Jim Conway 1921-2016

Jim Conway

Jim Conway

Over a Chicago radio and television career spanning four decades, Jim Conway was the first local broadcaster to announce the Japanese attack on Pearl Harbor on WBBM AM 780 and the first to anchor a half-hour news program on WGN-Channel 9.

But it was as the suave and charming host of several morning television talk shows that he gained his widest following and most enduring reputation.

Conway died last Friday of natural causes at an assisted living facility in Buffalo Grove, according to his son, Michael Conway. He was 94.

Jim Conway (1988)

Jim Conway (1988)

“Jim Conway truly was a leading man,” said Bruce DuMont, founder and president of the Museum of Broadcast Communications. “Smart, well-read, always prepared and always comfortable in who he was.”

DuMont worked as a production assistant on “The Jim Conway Morning Show” and credits the host with launching his own career as a broadcaster.

A Chicago native, Conway began his radio career in Milwaukee in 1938 before joining WBBM in Chicago. He was on duty at WBBM on December 7, 1941, when he delivered the first news of the attack on Pearl Harbor.
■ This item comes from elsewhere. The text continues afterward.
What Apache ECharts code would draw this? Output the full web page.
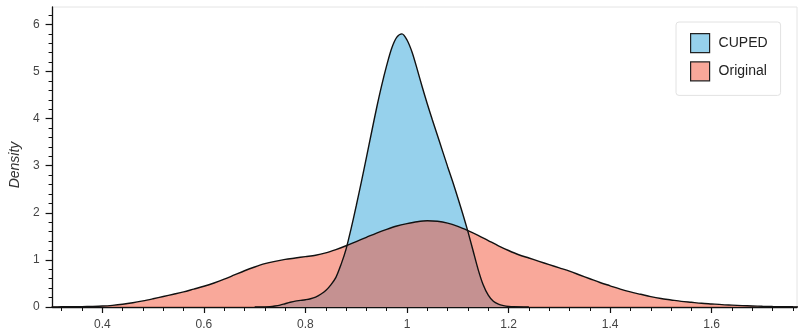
<!DOCTYPE html>
<html>
<head>
<meta charset="utf-8">
<script src="https://cdn.jsdelivr.net/npm/echarts@6/dist/echarts.min.js"></script>
<style>
html,body{margin:0;padding:0;background:#fff;}
#chart{width:800px;height:335px;}
</style>
</head>
<body>
<div id="chart"></div>
<script>
// ---- data ----
var seriesNames = ['CUPED', 'Original'];

var cupedX = [0.70,0.72,0.73,0.74,0.75,0.76,0.77,0.78,0.79,0.80,0.81,0.82,0.83,0.84,0.85,0.86,0.87,0.88,0.89,0.90,
              0.91,0.92,0.93,0.94,0.95,0.96,0.97,0.98,0.99,1.00,1.01,1.02,1.03,1.04,1.05,1.06,1.07,1.08,1.09,1.10,
              1.11,1.12,1.13,1.14,1.15,1.16,1.17,1.18,1.19,1.20,1.21,1.24];
var cupedY = [0.0,0.002,0.006,0.02,0.04,0.07,0.10,0.125,0.14,0.155,0.175,0.21,0.27,0.35,0.47,0.63,0.90,1.23,1.67,2.15,
              2.65,3.17,3.70,4.22,4.70,5.13,5.50,5.73,5.80,5.67,5.41,5.05,4.67,4.31,3.97,3.64,3.31,2.98,2.66,2.32,
              1.97,1.60,1.20,0.80,0.47,0.25,0.12,0.06,0.03,0.012,0.004,0.0];

var originalX = [0.30,0.32,0.34,0.36,0.38,0.40,0.42,0.44,0.46,0.48,0.50,0.52,0.54,0.56,0.58,0.60,0.62,0.64,0.66,0.68,
                 0.70,0.72,0.74,0.76,0.78,0.80,0.82,0.84,0.86,0.88,0.90,0.92,0.94,0.96,0.98,1.00,1.02,1.04,1.06,1.08,
                 1.10,1.12,1.14,1.16,1.18,1.20,1.22,1.24,1.26,1.28,1.30,1.32,1.34,1.36,1.38,1.40,1.42,1.44,1.46,1.48,
                 1.50,1.52,1.54,1.56,1.58,1.60,1.62,1.64,1.66,1.68,1.70,1.72,1.74,1.76,1.78];
var originalY = [0.003,0.004,0.006,0.009,0.013,0.02,0.035,0.058,0.09,0.13,0.175,0.222,0.27,0.32,0.38,0.44,0.51,0.59,0.68,0.77,
                 0.85,0.92,0.97,1.01,1.04,1.07,1.10,1.15,1.22,1.30,1.39,1.48,1.57,1.65,1.72,1.77,1.81,1.83,1.82,1.78,
                 1.71,1.62,1.52,1.41,1.30,1.20,1.11,1.04,0.97,0.90,0.83,0.76,0.68,0.60,0.52,0.45,0.38,0.32,0.27,0.22,
                 0.18,0.15,0.12,0.10,0.08,0.065,0.05,0.04,0.03,0.022,0.015,0.01,0.007,0.004,0.002];

var xMajorTicks = [0.4,0.6,0.8,1.0,1.2,1.4,1.6];
var xMinorTicks = [0.32,0.36,0.44,0.48,0.52,0.56,0.64,0.68,0.72,0.76,0.84,0.88,0.92,0.96,
                   1.04,1.08,1.12,1.16,1.24,1.28,1.32,1.36,1.44,1.48,1.52,1.56,1.64,1.68,1.72,1.76];
var yMajorTicks = [0,1,2,3,4,5,6];
var yMinorTicks = [0.2,0.4,0.6,0.8,1.2,1.4,1.6,1.8,2.2,2.4,2.6,2.8,3.2,3.4,3.6,3.8,
                   4.2,4.4,4.6,4.8,5.2,5.4,5.6,5.8,6.2];

var xRange = [0.302, 1.768];
var yRange = [0, 6.37];
var yTitle = 'Density';

// ---- chart ----
function pairs(xs, ys){ var out=[]; for (var i=0;i<xs.length;i++) out.push([xs[i], ys[i]]); return out; }

var FONT = '"Liberation Sans", Arial, Helvetica, sans-serif';
var cupedColor = '#96D1EC';
var origColor = 'rgba(243,81,53,0.5)';

var chart = echarts.init(document.getElementById('chart'), null, {renderer:'canvas'});
chart.setOption({
  animation: false,
  backgroundColor: '#fff',
  textStyle: {fontFamily: FONT},
  grid: {left: 48, right: 3, top: 7, bottom: 28, show: true, borderColor: '#e4e4e4', borderWidth: 1, backgroundColor: 'transparent'},
  legend: {
    orient: 'vertical', left: 676, top: 22,
    padding: [11, 13, 14, 14],
    borderColor: '#e2e2e2', borderWidth: 1, borderRadius: 3,
    backgroundColor: '#fff',
    icon: 'rect', itemWidth: 19, itemHeight: 19, itemGap: 8,
    textStyle: {fontFamily: FONT, fontSize: 14, color: '#222', padding: [0,0,0,4]},
    data: [
      {name: seriesNames[0], itemStyle: {color: cupedColor, borderColor: '#222', borderWidth: 1.2}},
      {name: seriesNames[1], itemStyle: {color: origColor, borderColor: '#222', borderWidth: 1.2}}
    ]
  },
  xAxis: [
    {
      type: 'value', min: xRange[0], max: xRange[1], position: 'bottom',
      axisLine: {show: true, onZero: false, lineStyle: {color: '#111', width: 1.3}},
      axisTick: {show: true, customValues: xMajorTicks, length: 6, lineStyle: {color: '#111', width: 1.2}},
      axisLabel: {show: true, customValues: xMajorTicks, margin: 12, fontSize: 12, color: '#444', fontFamily: FONT},
      splitLine: {show: false}
    },
    {
      type: 'value', min: xRange[0], max: xRange[1], position: 'bottom',
      axisLine: {show: false, onZero: false},
      axisTick: {show: true, customValues: xMinorTicks, length: 4, lineStyle: {color: '#111', width: 1}},
      axisLabel: {show: false},
      splitLine: {show: false}
    }
  ],
  yAxis: [
    {
      type: 'value', min: yRange[0], max: yRange[1], position: 'left',
      name: yTitle, nameLocation: 'middle', nameGap: 23, nameRotate: 90,
      nameTextStyle: {fontFamily: FONT, fontSize: 14, fontStyle: 'italic', color: '#333', padding: [0, 16, 0, 0]},
      axisLine: {show: true, onZero: false, lineStyle: {color: '#111', width: 1.3}},
      axisTick: {show: true, customValues: yMajorTicks, length: 7, lineStyle: {color: '#111', width: 1.2}},
      axisLabel: {show: true, customValues: yMajorTicks, margin: 13, fontSize: 12, color: '#444', fontFamily: FONT},
      splitLine: {show: false}
    },
    {
      type: 'value', min: yRange[0], max: yRange[1], position: 'left',
      axisLine: {show: false, onZero: false},
      axisTick: {show: true, customValues: yMinorTicks, length: 4, lineStyle: {color: '#111', width: 1}},
      axisLabel: {show: false},
      splitLine: {show: false}
    }
  ],
  series: [
    {
      name: seriesNames[0], type: 'line', xAxisIndex: 0, yAxisIndex: 0,
      data: pairs(cupedX, cupedY), smooth: 0.3, showSymbol: false, symbol: 'none',
      itemStyle: {color: cupedColor},
      lineStyle: {color: '#111', width: 1.4},
      areaStyle: {color: cupedColor, opacity: 1},
      clip: true
    },
    {
      name: seriesNames[1], type: 'line', xAxisIndex: 0, yAxisIndex: 0,
      data: pairs(originalX, originalY), smooth: 0.3, showSymbol: false, symbol: 'none',
      itemStyle: {color: origColor},
      lineStyle: {color: '#111', width: 1.4},
      areaStyle: {color: origColor, opacity: 1},
      clip: true
    }
  ]
});
</script>
</body>
</html>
By the end of the decade he was one of Chicago radio’s most popular personalities as host of “Shopping with the Mrs.”

A pioneer of Chicago television in the early 1950s, he first hosted “In Town Tonight,” a musical variety show featuring visiting stars, on WBBM-Channel 2. He later hosted “Conway on Q” for WMAQ-Channel 5, and went on to anchor the first nightly newscast at WGN in 1960, and then the first local morning talk show at WLS-Channel 7 and later at WGN.

Today’s talk show hosts “are a little more daring,” Conway said in a 1995 interview. “They let people say things that we would have considered too vulgar or too risque. . . . It’s all a quest — sad to say — for ratings. You’re apt to get a little manic about that.”

Conway served in World War II as a U.S. Navy aviator and continued for years after in the Naval Reserve.

Survivors include his wife, Mary Jane, four children, 12 grandchildren, 16 great-grandchildren and two great great-grandchildren. Plans for a private memorial are pending.